#### Task instructions:
Repeat exactly the lines from the line with "What Plotly code" to the line with "import plotly.graph_objects as go", including both, and leave out any pictures.

Source code of charts
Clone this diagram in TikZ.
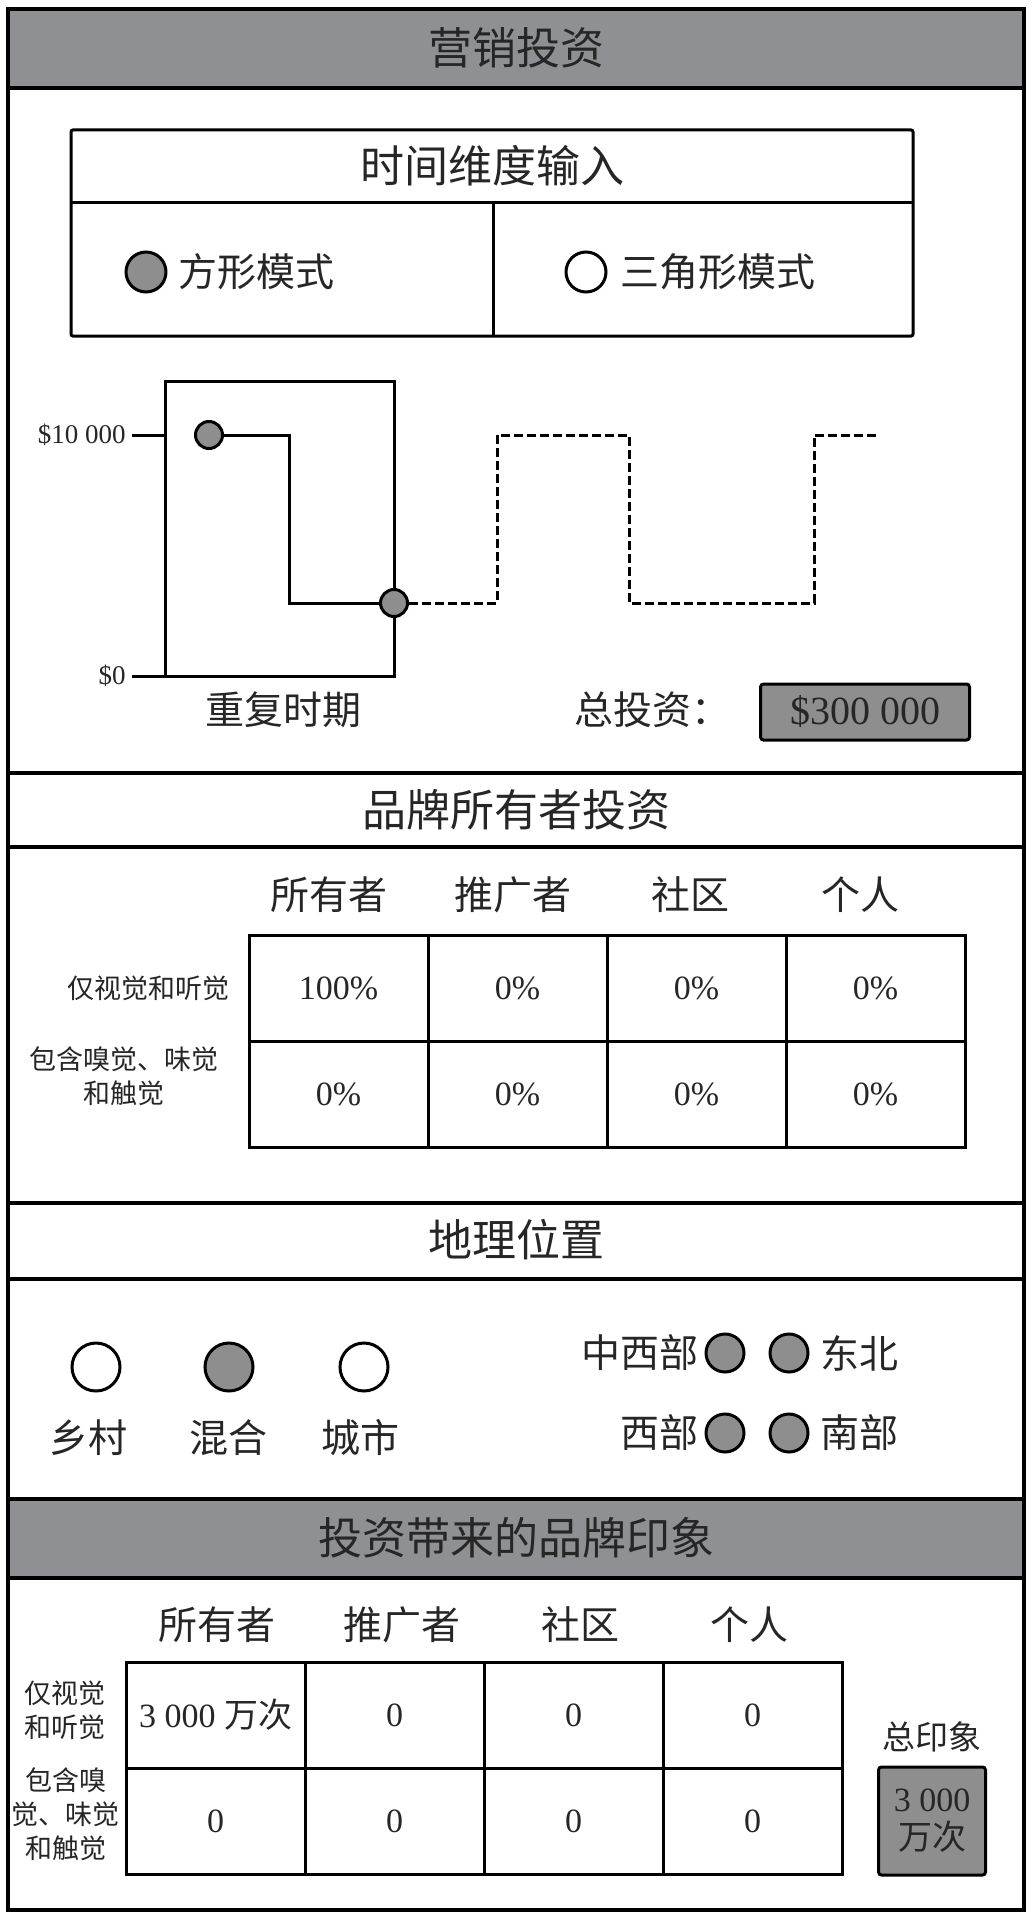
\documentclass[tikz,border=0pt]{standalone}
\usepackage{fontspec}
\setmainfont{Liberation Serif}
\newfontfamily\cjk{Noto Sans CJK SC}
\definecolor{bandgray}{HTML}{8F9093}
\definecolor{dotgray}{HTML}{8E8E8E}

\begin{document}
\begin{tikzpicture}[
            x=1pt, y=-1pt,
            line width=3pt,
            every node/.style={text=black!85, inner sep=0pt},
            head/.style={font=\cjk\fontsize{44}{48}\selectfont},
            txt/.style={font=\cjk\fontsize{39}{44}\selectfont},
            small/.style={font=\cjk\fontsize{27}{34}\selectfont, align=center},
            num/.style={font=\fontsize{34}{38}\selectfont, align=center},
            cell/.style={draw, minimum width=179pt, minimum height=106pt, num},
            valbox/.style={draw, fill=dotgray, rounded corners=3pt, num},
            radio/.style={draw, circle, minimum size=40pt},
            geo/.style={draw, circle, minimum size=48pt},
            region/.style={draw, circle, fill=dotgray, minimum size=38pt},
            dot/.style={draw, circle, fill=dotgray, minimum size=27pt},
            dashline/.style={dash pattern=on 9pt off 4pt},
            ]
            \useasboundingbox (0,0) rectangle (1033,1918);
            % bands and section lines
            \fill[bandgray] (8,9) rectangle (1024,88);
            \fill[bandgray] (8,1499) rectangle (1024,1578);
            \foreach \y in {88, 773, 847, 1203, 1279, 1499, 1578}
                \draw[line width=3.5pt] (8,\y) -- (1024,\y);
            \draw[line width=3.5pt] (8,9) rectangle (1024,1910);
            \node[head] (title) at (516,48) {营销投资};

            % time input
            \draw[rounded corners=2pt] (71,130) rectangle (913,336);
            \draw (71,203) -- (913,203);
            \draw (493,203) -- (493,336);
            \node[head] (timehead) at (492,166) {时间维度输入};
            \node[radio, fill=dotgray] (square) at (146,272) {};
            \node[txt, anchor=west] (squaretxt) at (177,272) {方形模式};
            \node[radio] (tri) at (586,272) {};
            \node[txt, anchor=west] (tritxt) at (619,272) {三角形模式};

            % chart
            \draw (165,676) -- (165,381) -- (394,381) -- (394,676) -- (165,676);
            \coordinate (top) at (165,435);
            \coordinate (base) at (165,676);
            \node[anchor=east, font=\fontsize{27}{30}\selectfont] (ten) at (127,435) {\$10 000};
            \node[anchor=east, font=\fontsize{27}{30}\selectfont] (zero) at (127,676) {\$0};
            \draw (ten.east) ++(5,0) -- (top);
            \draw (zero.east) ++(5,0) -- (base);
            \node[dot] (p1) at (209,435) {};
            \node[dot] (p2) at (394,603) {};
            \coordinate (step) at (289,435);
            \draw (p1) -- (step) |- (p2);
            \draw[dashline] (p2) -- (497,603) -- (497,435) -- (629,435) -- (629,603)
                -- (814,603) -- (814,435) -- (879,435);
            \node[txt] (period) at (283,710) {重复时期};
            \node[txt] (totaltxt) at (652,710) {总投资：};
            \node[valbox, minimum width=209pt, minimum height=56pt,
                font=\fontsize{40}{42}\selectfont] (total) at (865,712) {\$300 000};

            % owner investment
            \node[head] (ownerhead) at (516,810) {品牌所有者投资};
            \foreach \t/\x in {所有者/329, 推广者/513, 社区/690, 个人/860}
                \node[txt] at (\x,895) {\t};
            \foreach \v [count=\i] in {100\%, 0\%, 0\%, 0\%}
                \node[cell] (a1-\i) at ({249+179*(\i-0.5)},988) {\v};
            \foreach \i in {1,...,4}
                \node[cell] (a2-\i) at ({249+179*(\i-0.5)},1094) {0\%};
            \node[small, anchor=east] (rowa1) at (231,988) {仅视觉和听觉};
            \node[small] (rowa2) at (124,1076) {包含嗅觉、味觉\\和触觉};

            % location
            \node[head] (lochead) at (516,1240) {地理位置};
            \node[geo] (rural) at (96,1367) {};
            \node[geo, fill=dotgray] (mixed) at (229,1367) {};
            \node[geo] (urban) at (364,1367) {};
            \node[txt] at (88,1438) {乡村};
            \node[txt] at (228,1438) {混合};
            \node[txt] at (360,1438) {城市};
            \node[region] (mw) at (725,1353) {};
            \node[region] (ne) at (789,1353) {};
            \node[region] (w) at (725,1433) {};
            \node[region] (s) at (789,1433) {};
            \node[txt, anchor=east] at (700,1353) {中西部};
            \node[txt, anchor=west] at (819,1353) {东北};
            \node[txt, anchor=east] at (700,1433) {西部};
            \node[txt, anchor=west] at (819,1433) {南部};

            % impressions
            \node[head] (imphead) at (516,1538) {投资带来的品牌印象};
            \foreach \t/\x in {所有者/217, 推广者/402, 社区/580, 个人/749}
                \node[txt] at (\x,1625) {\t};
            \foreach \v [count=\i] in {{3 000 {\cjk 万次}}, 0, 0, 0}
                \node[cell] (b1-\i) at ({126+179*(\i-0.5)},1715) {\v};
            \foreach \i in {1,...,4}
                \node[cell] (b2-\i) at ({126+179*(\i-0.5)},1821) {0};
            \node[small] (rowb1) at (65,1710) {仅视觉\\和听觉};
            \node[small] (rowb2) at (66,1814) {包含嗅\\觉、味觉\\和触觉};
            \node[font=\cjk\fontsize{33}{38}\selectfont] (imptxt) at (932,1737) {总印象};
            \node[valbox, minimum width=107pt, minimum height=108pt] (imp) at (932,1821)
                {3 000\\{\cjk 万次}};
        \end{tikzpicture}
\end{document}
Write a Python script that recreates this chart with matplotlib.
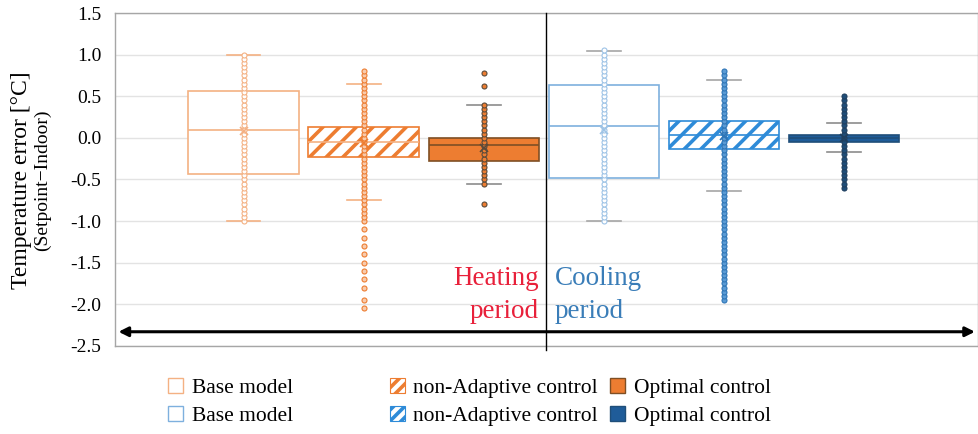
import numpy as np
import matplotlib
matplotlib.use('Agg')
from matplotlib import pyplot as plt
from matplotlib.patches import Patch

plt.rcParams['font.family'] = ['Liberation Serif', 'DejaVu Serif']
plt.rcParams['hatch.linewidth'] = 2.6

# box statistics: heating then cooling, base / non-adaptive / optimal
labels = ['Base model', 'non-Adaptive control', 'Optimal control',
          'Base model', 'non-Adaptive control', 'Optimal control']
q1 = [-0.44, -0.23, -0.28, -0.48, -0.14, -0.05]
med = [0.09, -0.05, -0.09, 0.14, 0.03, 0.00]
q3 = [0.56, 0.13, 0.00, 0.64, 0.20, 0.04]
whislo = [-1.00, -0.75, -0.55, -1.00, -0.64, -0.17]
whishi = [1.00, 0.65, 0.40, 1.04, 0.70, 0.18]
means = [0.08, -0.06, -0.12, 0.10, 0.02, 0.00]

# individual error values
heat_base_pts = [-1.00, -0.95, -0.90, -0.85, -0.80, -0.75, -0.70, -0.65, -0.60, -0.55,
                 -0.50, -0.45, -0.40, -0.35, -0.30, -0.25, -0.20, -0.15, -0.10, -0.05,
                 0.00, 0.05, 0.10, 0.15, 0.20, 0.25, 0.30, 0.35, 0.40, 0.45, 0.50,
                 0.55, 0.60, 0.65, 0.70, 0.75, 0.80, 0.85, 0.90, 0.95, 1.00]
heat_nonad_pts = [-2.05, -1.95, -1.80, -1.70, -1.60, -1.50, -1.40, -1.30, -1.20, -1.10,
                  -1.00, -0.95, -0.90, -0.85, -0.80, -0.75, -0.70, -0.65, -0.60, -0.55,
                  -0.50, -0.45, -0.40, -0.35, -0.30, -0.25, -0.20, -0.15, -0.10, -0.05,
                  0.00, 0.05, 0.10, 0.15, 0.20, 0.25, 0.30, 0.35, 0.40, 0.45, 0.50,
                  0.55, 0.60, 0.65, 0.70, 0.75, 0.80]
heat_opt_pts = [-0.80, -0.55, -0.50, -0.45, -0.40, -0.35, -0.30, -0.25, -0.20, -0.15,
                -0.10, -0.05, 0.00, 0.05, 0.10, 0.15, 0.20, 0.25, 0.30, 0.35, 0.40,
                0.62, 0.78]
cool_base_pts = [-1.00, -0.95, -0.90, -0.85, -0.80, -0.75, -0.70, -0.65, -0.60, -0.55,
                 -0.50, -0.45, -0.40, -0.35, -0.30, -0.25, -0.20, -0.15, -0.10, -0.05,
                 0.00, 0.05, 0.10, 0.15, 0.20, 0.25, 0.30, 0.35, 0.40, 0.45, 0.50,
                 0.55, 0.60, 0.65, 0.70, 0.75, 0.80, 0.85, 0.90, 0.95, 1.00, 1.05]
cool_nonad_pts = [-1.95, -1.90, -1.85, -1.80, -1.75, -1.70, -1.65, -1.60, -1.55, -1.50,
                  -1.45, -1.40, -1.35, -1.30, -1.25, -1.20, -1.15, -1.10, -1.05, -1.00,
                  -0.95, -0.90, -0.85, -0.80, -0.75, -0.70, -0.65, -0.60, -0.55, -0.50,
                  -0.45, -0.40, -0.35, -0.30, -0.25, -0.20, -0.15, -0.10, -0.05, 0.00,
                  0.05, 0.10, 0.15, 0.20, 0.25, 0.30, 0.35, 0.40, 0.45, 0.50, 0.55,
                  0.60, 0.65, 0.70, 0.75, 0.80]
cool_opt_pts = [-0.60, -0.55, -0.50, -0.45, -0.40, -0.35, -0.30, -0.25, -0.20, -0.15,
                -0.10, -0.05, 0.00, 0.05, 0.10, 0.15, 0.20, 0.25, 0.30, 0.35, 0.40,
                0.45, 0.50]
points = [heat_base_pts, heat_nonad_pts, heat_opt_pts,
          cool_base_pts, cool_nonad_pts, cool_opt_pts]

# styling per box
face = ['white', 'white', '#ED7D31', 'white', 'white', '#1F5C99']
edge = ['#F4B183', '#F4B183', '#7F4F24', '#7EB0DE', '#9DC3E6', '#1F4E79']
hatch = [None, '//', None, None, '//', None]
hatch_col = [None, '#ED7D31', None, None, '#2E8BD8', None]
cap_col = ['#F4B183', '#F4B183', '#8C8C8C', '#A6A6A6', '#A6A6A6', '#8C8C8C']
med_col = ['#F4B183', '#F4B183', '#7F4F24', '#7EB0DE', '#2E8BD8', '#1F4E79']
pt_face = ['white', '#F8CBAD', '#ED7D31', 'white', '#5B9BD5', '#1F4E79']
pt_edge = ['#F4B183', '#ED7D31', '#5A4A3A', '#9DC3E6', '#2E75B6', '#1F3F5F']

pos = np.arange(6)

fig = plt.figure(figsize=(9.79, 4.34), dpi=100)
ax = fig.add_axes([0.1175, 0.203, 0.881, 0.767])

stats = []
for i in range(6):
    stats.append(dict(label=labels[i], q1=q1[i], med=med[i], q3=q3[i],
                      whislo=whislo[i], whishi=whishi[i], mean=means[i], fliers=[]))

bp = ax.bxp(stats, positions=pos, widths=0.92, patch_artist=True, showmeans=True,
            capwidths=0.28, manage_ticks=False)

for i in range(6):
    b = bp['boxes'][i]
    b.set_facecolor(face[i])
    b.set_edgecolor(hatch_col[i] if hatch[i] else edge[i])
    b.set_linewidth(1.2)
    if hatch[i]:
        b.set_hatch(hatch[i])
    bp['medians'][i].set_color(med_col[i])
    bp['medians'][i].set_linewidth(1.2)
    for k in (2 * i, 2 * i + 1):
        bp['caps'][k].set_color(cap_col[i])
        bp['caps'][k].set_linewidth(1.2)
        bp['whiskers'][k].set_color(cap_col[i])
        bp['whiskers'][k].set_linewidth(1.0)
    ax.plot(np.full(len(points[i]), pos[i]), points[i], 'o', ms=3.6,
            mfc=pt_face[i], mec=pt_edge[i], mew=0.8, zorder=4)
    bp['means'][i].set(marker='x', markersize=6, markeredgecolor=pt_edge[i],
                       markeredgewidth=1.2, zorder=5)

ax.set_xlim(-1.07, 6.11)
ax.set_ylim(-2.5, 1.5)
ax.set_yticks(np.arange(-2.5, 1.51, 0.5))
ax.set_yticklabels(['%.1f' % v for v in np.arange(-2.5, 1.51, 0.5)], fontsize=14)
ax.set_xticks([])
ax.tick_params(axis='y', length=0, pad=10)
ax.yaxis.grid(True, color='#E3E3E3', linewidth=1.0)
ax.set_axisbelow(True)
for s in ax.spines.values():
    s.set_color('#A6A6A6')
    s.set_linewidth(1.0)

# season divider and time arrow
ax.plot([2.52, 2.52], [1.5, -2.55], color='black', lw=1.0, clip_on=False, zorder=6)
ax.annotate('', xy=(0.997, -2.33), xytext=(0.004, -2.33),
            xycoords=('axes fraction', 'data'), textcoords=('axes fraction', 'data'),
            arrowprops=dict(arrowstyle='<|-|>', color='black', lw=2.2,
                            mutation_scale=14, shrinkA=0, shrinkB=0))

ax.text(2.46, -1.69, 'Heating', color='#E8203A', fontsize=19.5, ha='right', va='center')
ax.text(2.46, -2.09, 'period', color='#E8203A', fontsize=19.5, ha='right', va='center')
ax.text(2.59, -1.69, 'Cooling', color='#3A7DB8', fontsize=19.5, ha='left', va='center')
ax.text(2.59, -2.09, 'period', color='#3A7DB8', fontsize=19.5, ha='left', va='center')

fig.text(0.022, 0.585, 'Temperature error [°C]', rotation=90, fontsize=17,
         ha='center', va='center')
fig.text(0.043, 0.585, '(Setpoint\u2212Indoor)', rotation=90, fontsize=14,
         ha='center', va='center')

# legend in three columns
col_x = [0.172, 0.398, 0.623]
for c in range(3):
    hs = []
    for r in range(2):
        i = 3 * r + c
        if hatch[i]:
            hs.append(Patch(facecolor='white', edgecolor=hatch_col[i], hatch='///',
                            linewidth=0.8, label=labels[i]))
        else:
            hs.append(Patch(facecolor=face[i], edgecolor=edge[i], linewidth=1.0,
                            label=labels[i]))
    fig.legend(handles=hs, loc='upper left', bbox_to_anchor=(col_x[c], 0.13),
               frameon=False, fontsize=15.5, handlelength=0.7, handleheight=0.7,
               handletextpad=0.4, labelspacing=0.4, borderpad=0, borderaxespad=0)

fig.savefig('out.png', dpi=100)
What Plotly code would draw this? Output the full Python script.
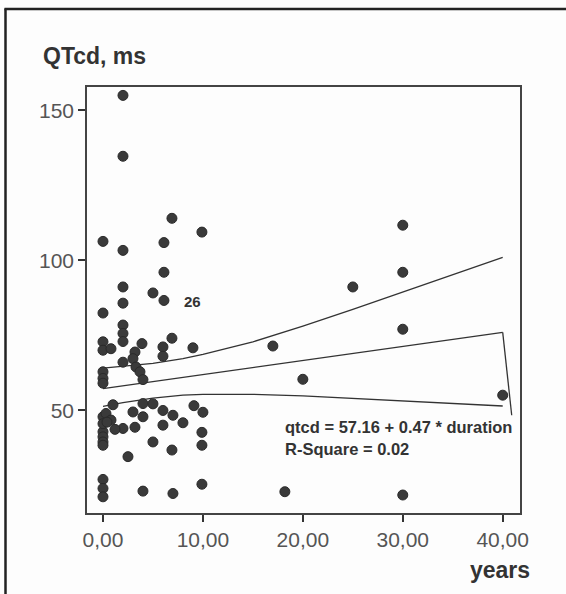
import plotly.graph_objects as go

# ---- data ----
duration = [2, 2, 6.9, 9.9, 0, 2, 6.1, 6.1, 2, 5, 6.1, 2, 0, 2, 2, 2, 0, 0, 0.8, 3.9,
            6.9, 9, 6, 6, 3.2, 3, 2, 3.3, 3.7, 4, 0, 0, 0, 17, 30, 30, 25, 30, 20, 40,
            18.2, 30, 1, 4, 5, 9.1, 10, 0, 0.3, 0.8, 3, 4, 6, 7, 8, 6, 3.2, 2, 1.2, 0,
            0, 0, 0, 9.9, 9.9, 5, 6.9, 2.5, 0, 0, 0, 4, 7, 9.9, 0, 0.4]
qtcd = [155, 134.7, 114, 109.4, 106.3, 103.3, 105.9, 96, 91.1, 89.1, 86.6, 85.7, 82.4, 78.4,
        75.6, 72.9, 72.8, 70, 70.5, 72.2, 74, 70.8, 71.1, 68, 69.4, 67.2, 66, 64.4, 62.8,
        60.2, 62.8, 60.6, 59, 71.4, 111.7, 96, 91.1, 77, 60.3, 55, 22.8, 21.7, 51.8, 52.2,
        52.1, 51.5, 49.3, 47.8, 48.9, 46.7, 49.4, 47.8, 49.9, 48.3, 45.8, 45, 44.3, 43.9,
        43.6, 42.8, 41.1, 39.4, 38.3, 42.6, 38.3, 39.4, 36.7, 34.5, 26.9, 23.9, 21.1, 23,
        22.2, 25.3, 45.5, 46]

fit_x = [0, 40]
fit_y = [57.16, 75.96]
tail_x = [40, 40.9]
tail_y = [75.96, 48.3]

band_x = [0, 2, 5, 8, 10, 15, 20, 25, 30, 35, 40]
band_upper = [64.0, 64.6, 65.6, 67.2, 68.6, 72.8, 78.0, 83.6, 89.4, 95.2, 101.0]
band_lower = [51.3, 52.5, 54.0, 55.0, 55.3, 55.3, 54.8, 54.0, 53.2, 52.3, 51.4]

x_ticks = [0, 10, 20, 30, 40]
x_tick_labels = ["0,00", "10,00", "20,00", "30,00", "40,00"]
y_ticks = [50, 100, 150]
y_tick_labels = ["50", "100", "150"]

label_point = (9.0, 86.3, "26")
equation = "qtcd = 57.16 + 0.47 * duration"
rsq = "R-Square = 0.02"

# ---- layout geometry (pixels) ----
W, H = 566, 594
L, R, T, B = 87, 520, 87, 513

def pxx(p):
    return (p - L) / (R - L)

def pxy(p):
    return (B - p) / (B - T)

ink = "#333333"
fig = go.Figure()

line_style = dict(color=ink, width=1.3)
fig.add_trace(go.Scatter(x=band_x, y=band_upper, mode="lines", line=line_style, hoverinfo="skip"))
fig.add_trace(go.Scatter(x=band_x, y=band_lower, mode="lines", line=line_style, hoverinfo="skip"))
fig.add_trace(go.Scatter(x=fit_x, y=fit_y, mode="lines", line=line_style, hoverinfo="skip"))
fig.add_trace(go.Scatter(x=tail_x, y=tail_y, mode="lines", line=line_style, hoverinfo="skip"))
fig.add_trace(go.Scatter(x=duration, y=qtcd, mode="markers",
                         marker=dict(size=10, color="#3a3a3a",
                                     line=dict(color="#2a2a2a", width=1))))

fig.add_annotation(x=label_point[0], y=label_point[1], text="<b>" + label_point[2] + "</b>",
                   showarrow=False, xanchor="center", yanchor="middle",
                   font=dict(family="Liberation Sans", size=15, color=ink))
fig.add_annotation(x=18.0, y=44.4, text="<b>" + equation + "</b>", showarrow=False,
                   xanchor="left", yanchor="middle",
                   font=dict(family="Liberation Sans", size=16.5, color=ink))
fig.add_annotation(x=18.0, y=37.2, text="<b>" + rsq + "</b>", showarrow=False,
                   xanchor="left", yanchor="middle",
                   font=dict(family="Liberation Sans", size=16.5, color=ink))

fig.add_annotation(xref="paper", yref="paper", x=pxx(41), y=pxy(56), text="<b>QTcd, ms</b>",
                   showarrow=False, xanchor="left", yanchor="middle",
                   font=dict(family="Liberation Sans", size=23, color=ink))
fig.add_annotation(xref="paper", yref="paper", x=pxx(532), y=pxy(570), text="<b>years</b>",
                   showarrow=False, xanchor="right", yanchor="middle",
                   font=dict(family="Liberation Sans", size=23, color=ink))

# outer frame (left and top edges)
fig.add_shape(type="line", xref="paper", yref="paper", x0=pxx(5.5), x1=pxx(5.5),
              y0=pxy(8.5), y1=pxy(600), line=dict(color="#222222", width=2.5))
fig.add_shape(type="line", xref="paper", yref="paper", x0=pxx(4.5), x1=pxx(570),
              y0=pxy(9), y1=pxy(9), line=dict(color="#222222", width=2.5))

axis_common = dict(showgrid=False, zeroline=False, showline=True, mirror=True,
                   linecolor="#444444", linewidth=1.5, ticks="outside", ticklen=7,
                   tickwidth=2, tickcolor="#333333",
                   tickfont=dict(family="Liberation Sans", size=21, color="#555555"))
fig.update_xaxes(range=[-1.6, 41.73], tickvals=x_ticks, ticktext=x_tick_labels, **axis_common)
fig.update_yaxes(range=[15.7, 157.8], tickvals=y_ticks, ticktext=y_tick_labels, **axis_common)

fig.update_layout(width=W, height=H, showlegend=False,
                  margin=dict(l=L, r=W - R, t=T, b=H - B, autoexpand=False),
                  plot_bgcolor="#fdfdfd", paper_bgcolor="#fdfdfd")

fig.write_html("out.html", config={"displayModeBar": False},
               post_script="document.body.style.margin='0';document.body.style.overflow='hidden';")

#### Response:
What Plotly code would draw this? Output the full Python script.
import plotly.graph_objects as go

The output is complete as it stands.